Entries with chart source code:
— begin —

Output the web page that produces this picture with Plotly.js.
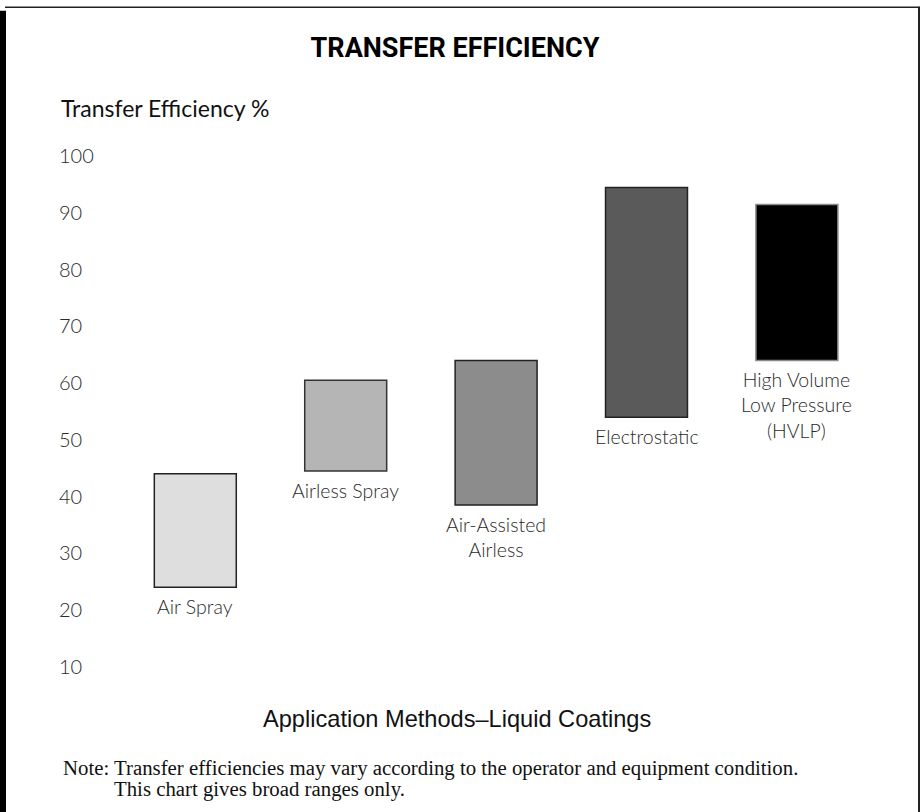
<!DOCTYPE html>
<html>
<head>
<meta charset="utf-8">
<script src="https://cdn.plot.ly/plotly-3.0.1.min.js"></script>
<style>
  html, body { margin: 0; padding: 0; background: #fff; }
  #chart { width: 922px; height: 812px; }
</style>
</head>
<body>
<div id="chart"></div>
<script>
// ---- data ----
const methods = ["Air Spray", "Airless Spray", "Air-Assisted<br>Airless", "Electrostatic", "High Volume<br>Low Pressure<br>(HVLP)"];
const lowEff  = [24, 44.5, 38.5, 54, 64];
const highEff = [44, 60.5, 64, 94.5, 91.5];
const yTickVals = [10, 20, 30, 40, 50, 60, 70, 80, 90, 100];
const yTickText = ["10", "20", "30", "40", "50", "60", "70", "80", "90", "100"];
const fillColors = ["#dedede", "#b5b5b5", "#8c8c8c", "#5a5a5a", "#000000"];
const edgeColors = ["#222222", "#333333", "#222222", "#222222", "#8a8a8a"];

// ---- geometry ----
const W = 922, H = 812;
const M = { l: 56, r: 22, t: 128.3, b: 117 };
const PW = W - M.l - M.r, PH = H - M.t - M.b;
const px = v => (v - M.l) / PW;          // page x -> paper x
const py = v => 1 - (v - M.t) / PH;      // page y -> paper y

const idx = methods.map((_, i) => i);
const xUnit = 150.4, x0Page = 195.3;
const xRange = [(M.l - x0Page) / xUnit, (M.l + PW - x0Page) / xUnit];

const lightFont = "Lato, 'Open Sans', 'DejaVu Sans', sans-serif";
const titleFont = "Roboto, 'Liberation Sans', Arial, sans-serif";
const sansFont = "'Liberation Sans', Arial, sans-serif";
const serifFont = "'Liberation Serif', 'Times New Roman', serif";

const trace = {
  type: "bar",
  x: idx,
  y: highEff.map((h, i) => h - lowEff[i]),
  base: lowEff,
  width: 0.545,
  marker: { color: fillColors, line: { color: edgeColors, width: 1.5 } },
  hoverinfo: "skip",
  showlegend: false
};

const annotations = idx.map(i => ({
  x: i, y: lowEff[i], xref: "x", yref: "y",
  text: methods[i], showarrow: false,
  xanchor: "center", yanchor: "top", yshift: -6,
  font: { family: lightFont, size: 19.5, color: "#2a2a2a", weight: 300 },
  align: "center"
}));

annotations.push({
  xref: "paper", yref: "paper", x: px(59), y: py(108),
  xanchor: "left", yanchor: "middle", showarrow: false,
  text: "Transfer Efficiency %",
  font: { family: lightFont, size: 23, color: "#111" }
});
annotations.push({
  xref: "paper", yref: "paper", x: px(457), y: py(719),
  xanchor: "center", yanchor: "middle", showarrow: false,
  text: "Application Methods–Liquid Coatings",
  font: { family: sansFont, size: 23.6, color: "#111" }
});
annotations.push({
  xref: "paper", yref: "paper", x: px(61), y: py(768),
  xanchor: "left", yanchor: "middle", showarrow: false,
  text: "Note: Transfer efficiencies may vary according to the operator and equipment condition.",
  font: { family: serifFont, size: 20.8, color: "#111" }
});
annotations.push({
  xref: "paper", yref: "paper", x: px(112), y: py(789),
  xanchor: "left", yanchor: "middle", showarrow: false,
  text: "This chart gives broad ranges only.",
  font: { family: serifFont, size: 20.8, color: "#111" }
});

const shapes = [
  { type: "rect", xref: "paper", yref: "paper", x0: px(0), x1: px(6), y0: py(812), y1: py(11), fillcolor: "#000", line: { width: 0 }, layer: "above" },
  { type: "line", xref: "paper", yref: "paper", x0: px(5), x1: px(920), y0: py(7.5), y1: py(7.5), line: { color: "#222", width: 1.5 } },
  { type: "line", xref: "paper", yref: "paper", x0: px(919), x1: px(919), y0: py(7), y1: py(812), line: { color: "#222", width: 2 } }
];

const layout = {
  width: W, height: H,
  margin: M,
  paper_bgcolor: "#fff", plot_bgcolor: "#fff",
  title: {
    text: "<b>TRANSFER EFFICIENCY</b>",
    xref: "container", yref: "container",
    x: 455 / W, y: 1 - 48 / H, xanchor: "center", yanchor: "middle",
    font: { family: titleFont, size: 27, color: "#000" }
  },
  xaxis: {
    range: xRange, showgrid: false, zeroline: false, showline: false,
    showticklabels: false, ticks: "", fixedrange: true
  },
  yaxis: {
    range: [5, 105], showgrid: false, zeroline: false, showline: false,
    tickvals: yTickVals, ticktext: yTickText, ticks: "",
    ticklabelposition: "inside",
    tickfont: { family: lightFont, size: 20, color: "#2a2a2a", weight: 300 },
    fixedrange: true
  },
  annotations: annotations,
  shapes: shapes,
  bargap: 0
};

Plotly.newPlot("chart", [trace], layout, { displayModeBar: false, staticPlot: true });
</script>
</body>
</html>
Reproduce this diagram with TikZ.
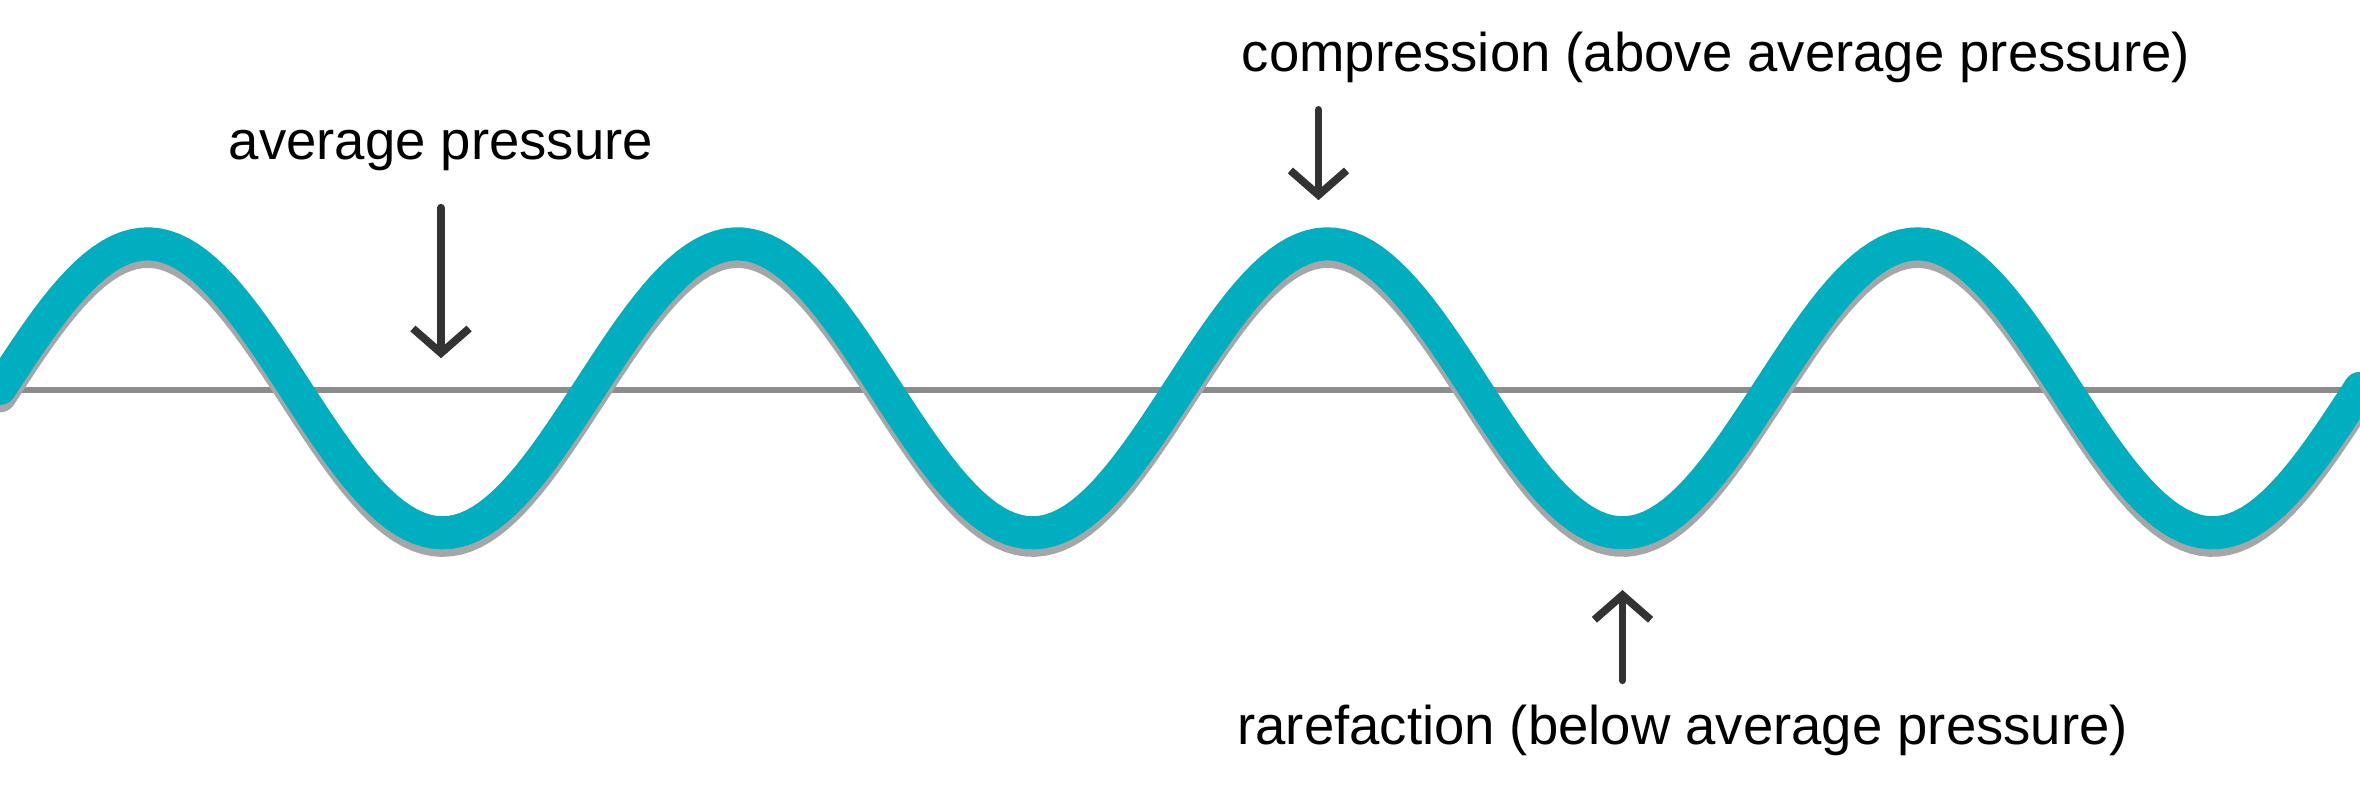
\documentclass[tikz,border=0pt]{standalone}
\usepackage{fontspec}
\setmainfont{Liberation Sans}
\usetikzlibrary{arrows.meta,positioning}
\definecolor{wavecol}{HTML}{00AFBF}
\definecolor{arrowcol}{HTML}{333333}
\tikzset{
  label/.style={font=\fontsize{15.5}{18}\selectfont, text=black, inner sep=0pt},
  pointer/.style={draw=arrowcol, line width=2.2pt, line cap=round,
    -{Straight Barb[length=7pt,width=16pt,line width=2.2pt]}},
}
\begin{document}
\begin{tikzpicture}[x=0.01505cm,y=-0.01505cm]
%%%%%%%%%%%%%%%%%%%%%%%%%%%%%%%%%%%%%%%%%%% frame
\useasboundingbox (0,0) rectangle (1568,522);

%%%%%%%%%%%%%%%%%%%%%%%%%%%%%%%%%%%%%%%%%%% axis and wave
\draw[gray!90, line width=1.7pt] (0,259) -- (1568,259);
\draw[gray!70, line width=9.4pt, line cap=round, samples=300, domain=0:1568]
  plot (\x,{263-96*sin(\x/392*360)});
\draw[wavecol, line width=9.4pt, line cap=round, samples=300, domain=0:1568]
  plot (\x,{258-96*sin(\x/392*360)});

%%%%%%%%%%%%%%%%%%%%%%%%%%%%%%%%%%%%%%%%%%% labels
\node[label] (avg) at (293,100) {average pressure};
\node[label] (comp) at (1140,38) {compression (above average pressure)};
\node[label] (rare) at (1118,485) {rarefaction (below average pressure)};

\coordinate (avgtop) at (293,138);
\coordinate (avgbot) at (293,238);
\coordinate (comptop) at (876,73);
\coordinate (compbot) at (876,133);
\coordinate (raretop) at (1078,392);
\coordinate (rarebot) at (1078,452);

\draw[pointer] (avgtop) -- (avgbot);
\draw[pointer] (comptop) -- (compbot);
\draw[pointer] (rarebot) -- (raretop);
\end{tikzpicture}
\end{document}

— end —

Given problem: Everything from the line with "Reproduce this diagram with TikZ." down to the line with "(rare) at (1118,485)" in the data above should be copied exactly, with both end lines kept and the pictures left out.

Task result:
Reproduce this diagram with TikZ.
\documentclass[tikz,border=0pt]{standalone}
\usepackage{fontspec}
\setmainfont{Liberation Sans}
\usetikzlibrary{arrows.meta,positioning}
\definecolor{wavecol}{HTML}{00AFBF}
\definecolor{arrowcol}{HTML}{333333}
\tikzset{
  label/.style={font=\fontsize{15.5}{18}\selectfont, text=black, inner sep=0pt},
  pointer/.style={draw=arrowcol, line width=2.2pt, line cap=round,
    -{Straight Barb[length=7pt,width=16pt,line width=2.2pt]}},
}
\begin{document}
\begin{tikzpicture}[x=0.01505cm,y=-0.01505cm]
%%%%%%%%%%%%%%%%%%%%%%%%%%%%%%%%%%%%%%%%%%% frame
\useasboundingbox (0,0) rectangle (1568,522);

%%%%%%%%%%%%%%%%%%%%%%%%%%%%%%%%%%%%%%%%%%% axis and wave
\draw[gray!90, line width=1.7pt] (0,259) -- (1568,259);
\draw[gray!70, line width=9.4pt, line cap=round, samples=300, domain=0:1568]
  plot (\x,{263-96*sin(\x/392*360)});
\draw[wavecol, line width=9.4pt, line cap=round, samples=300, domain=0:1568]
  plot (\x,{258-96*sin(\x/392*360)});

%%%%%%%%%%%%%%%%%%%%%%%%%%%%%%%%%%%%%%%%%%% labels
\node[label] (avg) at (293,100) {average pressure};
\node[label] (comp) at (1140,38) {compression (above average pressure)};
\node[label] (rare) at (1118,485) {rarefaction (below average pressure)};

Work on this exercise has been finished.